▸ Goal
In the records below, find the line that contains "Rebuild this chart" and the line that contains "28, 29, 30];". Set down exactly those lines and every line between them, and nothing more.

▸ Records shown
— Start —
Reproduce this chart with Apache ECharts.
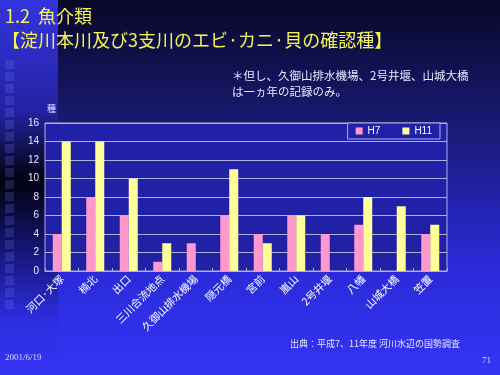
— End —
— Start —
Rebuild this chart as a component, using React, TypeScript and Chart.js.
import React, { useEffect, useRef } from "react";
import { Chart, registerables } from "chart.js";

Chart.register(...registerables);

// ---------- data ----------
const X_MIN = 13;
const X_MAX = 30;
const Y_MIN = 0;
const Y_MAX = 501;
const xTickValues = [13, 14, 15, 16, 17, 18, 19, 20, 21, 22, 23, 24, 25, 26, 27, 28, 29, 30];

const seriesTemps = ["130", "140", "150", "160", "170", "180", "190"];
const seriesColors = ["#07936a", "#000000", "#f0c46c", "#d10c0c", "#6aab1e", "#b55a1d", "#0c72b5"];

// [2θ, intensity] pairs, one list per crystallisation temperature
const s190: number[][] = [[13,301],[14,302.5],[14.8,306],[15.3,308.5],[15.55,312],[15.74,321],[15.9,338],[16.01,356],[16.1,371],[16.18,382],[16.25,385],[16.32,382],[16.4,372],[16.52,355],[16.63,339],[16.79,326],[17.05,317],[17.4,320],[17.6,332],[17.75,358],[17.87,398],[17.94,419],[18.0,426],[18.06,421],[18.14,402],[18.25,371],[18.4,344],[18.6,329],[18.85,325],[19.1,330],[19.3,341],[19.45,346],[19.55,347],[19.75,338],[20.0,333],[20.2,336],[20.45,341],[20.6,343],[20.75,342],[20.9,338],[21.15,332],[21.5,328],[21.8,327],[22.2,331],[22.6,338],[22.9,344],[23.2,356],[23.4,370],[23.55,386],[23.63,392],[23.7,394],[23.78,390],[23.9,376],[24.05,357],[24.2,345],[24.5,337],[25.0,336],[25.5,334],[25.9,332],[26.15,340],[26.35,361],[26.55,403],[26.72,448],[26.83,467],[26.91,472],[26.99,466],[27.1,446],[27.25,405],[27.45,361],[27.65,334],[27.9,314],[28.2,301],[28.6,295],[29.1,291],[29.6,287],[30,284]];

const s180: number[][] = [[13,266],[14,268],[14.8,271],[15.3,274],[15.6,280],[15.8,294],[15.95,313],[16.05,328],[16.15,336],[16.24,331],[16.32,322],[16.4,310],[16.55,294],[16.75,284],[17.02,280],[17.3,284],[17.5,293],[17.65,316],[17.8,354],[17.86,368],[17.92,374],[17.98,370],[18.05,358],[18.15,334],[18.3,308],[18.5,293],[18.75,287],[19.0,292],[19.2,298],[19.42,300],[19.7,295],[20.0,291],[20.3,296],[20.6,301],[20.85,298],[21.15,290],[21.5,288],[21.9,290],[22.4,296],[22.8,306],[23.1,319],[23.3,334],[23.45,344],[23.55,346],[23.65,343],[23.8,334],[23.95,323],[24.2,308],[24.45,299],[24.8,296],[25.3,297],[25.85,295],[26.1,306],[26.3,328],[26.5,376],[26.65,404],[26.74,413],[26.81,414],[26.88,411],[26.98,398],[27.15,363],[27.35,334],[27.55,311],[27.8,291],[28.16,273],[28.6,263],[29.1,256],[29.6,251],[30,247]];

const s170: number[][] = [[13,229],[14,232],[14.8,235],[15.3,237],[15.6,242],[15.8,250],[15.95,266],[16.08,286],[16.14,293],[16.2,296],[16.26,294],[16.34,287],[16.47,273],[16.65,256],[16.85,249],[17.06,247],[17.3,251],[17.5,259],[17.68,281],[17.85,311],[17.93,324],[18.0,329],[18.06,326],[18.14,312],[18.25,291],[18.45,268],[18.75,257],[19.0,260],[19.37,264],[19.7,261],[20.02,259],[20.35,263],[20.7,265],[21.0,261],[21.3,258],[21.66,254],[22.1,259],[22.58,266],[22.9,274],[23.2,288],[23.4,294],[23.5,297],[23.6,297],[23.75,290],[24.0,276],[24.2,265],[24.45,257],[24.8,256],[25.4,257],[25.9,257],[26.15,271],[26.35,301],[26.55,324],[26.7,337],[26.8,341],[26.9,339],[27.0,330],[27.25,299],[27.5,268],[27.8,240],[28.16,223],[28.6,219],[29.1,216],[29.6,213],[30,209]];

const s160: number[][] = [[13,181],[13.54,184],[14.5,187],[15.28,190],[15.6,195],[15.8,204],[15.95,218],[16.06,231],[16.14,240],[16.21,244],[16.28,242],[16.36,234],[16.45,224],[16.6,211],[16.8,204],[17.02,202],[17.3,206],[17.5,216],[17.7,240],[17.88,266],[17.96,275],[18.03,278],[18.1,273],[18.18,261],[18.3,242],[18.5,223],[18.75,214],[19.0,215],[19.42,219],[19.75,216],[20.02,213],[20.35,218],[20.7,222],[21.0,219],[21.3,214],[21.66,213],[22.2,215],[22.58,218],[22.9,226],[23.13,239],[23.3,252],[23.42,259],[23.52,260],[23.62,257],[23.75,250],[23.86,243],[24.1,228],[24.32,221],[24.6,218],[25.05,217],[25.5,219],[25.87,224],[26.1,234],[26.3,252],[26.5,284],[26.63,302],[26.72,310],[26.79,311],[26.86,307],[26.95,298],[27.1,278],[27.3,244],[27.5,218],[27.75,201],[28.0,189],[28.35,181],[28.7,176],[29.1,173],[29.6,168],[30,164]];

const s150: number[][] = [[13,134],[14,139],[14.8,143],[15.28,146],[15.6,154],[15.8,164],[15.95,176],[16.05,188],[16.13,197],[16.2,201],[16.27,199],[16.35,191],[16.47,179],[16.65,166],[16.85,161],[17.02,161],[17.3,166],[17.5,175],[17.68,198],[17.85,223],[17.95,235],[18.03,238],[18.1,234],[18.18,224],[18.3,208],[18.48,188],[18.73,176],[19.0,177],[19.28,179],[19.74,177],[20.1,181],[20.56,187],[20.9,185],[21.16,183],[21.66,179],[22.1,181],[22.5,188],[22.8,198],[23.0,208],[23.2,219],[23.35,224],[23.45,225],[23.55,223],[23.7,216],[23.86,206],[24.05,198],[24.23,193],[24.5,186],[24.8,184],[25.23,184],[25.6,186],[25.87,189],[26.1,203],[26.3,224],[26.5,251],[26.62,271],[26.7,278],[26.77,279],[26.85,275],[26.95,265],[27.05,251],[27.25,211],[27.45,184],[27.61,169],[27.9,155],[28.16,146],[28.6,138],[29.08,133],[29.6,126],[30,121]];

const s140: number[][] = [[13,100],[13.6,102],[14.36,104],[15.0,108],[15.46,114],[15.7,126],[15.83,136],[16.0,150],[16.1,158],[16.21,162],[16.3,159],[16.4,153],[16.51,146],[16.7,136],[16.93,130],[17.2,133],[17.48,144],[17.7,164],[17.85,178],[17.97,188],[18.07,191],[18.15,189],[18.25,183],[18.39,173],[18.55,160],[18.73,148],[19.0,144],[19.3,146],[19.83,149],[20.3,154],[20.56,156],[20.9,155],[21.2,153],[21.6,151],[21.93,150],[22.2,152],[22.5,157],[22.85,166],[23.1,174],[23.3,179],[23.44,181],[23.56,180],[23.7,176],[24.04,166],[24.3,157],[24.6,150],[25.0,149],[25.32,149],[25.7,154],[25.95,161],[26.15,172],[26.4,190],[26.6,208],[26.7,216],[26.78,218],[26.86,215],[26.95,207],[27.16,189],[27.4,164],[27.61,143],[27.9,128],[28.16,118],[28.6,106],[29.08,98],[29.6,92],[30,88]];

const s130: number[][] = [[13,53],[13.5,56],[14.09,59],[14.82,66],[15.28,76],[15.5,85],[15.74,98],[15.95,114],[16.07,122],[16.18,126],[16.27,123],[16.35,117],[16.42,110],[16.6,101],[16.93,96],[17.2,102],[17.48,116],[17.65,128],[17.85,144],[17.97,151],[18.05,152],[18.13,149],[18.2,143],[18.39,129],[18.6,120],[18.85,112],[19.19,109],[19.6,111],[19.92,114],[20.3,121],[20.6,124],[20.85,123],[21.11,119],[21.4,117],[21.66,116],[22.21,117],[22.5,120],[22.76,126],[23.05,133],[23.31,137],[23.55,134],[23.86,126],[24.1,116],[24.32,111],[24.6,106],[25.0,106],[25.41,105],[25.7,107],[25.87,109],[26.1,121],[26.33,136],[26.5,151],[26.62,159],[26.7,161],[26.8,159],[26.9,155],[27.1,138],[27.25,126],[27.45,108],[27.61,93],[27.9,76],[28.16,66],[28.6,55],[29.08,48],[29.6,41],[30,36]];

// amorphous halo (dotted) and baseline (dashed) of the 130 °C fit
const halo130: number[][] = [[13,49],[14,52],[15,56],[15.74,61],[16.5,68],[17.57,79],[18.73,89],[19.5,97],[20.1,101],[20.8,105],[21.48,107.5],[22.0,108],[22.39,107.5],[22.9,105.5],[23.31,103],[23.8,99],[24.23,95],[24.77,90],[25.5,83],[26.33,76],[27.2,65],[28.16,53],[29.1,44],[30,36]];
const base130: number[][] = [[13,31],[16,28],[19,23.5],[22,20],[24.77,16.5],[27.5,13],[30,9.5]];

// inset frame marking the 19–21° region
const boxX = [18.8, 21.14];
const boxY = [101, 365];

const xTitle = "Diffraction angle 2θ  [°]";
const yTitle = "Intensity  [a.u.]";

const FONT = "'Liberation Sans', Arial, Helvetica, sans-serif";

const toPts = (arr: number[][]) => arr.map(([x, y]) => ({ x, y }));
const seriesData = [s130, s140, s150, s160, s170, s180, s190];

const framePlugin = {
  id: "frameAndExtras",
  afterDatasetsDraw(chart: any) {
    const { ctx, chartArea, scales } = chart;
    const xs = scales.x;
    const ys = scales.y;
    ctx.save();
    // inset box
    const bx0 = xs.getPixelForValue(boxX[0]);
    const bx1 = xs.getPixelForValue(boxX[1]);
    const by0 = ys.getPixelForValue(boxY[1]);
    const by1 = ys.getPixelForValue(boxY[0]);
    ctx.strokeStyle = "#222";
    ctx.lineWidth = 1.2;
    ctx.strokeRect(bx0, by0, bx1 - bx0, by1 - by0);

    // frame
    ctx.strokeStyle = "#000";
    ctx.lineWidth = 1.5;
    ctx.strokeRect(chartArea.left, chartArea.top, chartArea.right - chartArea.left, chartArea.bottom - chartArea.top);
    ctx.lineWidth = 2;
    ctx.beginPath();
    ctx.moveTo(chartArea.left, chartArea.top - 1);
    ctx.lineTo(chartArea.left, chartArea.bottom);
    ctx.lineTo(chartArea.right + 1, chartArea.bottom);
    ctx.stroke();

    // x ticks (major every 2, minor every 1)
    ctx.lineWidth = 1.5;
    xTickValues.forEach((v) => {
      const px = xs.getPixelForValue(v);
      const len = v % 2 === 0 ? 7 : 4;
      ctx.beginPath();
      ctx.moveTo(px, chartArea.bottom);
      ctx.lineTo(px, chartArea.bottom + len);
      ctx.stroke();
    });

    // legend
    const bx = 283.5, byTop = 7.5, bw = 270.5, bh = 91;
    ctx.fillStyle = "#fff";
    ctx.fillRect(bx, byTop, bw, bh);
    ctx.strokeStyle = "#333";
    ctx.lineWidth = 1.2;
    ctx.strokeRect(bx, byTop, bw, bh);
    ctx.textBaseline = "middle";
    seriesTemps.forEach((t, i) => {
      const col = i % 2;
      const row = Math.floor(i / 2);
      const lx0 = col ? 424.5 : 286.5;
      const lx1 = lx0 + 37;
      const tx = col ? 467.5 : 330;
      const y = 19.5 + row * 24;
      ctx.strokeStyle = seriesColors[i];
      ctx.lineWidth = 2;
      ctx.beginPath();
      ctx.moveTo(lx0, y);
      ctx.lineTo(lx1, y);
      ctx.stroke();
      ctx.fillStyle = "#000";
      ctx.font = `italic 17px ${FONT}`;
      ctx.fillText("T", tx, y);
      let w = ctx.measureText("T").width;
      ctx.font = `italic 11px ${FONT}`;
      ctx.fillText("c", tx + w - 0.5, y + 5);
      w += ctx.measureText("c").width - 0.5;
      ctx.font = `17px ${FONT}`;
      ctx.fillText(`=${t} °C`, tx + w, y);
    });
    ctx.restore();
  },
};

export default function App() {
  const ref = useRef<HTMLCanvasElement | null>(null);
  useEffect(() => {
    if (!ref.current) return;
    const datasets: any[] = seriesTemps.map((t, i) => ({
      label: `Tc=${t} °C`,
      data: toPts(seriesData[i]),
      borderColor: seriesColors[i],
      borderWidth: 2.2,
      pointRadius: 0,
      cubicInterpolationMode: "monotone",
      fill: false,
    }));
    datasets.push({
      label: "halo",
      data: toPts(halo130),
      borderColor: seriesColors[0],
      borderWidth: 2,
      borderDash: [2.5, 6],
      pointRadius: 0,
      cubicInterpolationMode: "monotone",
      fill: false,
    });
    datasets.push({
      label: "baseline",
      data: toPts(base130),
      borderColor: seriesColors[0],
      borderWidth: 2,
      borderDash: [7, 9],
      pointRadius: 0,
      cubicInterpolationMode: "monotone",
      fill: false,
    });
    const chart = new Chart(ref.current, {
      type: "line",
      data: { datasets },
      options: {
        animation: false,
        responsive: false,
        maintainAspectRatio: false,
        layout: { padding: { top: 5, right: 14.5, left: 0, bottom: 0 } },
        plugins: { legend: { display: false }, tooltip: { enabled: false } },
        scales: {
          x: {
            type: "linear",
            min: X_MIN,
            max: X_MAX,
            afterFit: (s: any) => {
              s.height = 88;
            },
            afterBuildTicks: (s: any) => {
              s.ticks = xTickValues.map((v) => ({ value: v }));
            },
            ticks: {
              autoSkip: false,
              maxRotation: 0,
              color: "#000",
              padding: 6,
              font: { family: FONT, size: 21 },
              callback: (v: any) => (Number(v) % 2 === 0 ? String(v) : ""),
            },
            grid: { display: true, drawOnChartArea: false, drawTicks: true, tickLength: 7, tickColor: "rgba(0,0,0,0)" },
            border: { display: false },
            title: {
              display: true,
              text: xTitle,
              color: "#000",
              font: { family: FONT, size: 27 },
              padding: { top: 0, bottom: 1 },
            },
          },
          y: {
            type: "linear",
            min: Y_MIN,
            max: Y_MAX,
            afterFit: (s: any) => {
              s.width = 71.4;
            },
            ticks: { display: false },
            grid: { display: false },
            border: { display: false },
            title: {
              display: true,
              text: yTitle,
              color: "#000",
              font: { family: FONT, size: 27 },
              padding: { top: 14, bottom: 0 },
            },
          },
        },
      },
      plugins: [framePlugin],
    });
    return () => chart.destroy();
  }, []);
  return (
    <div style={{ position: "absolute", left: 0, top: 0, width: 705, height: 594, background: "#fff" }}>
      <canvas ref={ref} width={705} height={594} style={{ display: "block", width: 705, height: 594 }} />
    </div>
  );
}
— End —
▸ Exercise answer
Rebuild this chart as a component, using React, TypeScript and Chart.js.
import React, { useEffect, useRef } from "react";
import { Chart, registerables } from "chart.js";

Chart.register(...registerables);

// ---------- data ----------
const X_MIN = 13;
const X_MAX = 30;
const Y_MIN = 0;
const Y_MAX = 501;
const xTickValues = [13, 14, 15, 16, 17, 18, 19, 20, 21, 22, 23, 24, 25, 26, 27, 28, 29, 30];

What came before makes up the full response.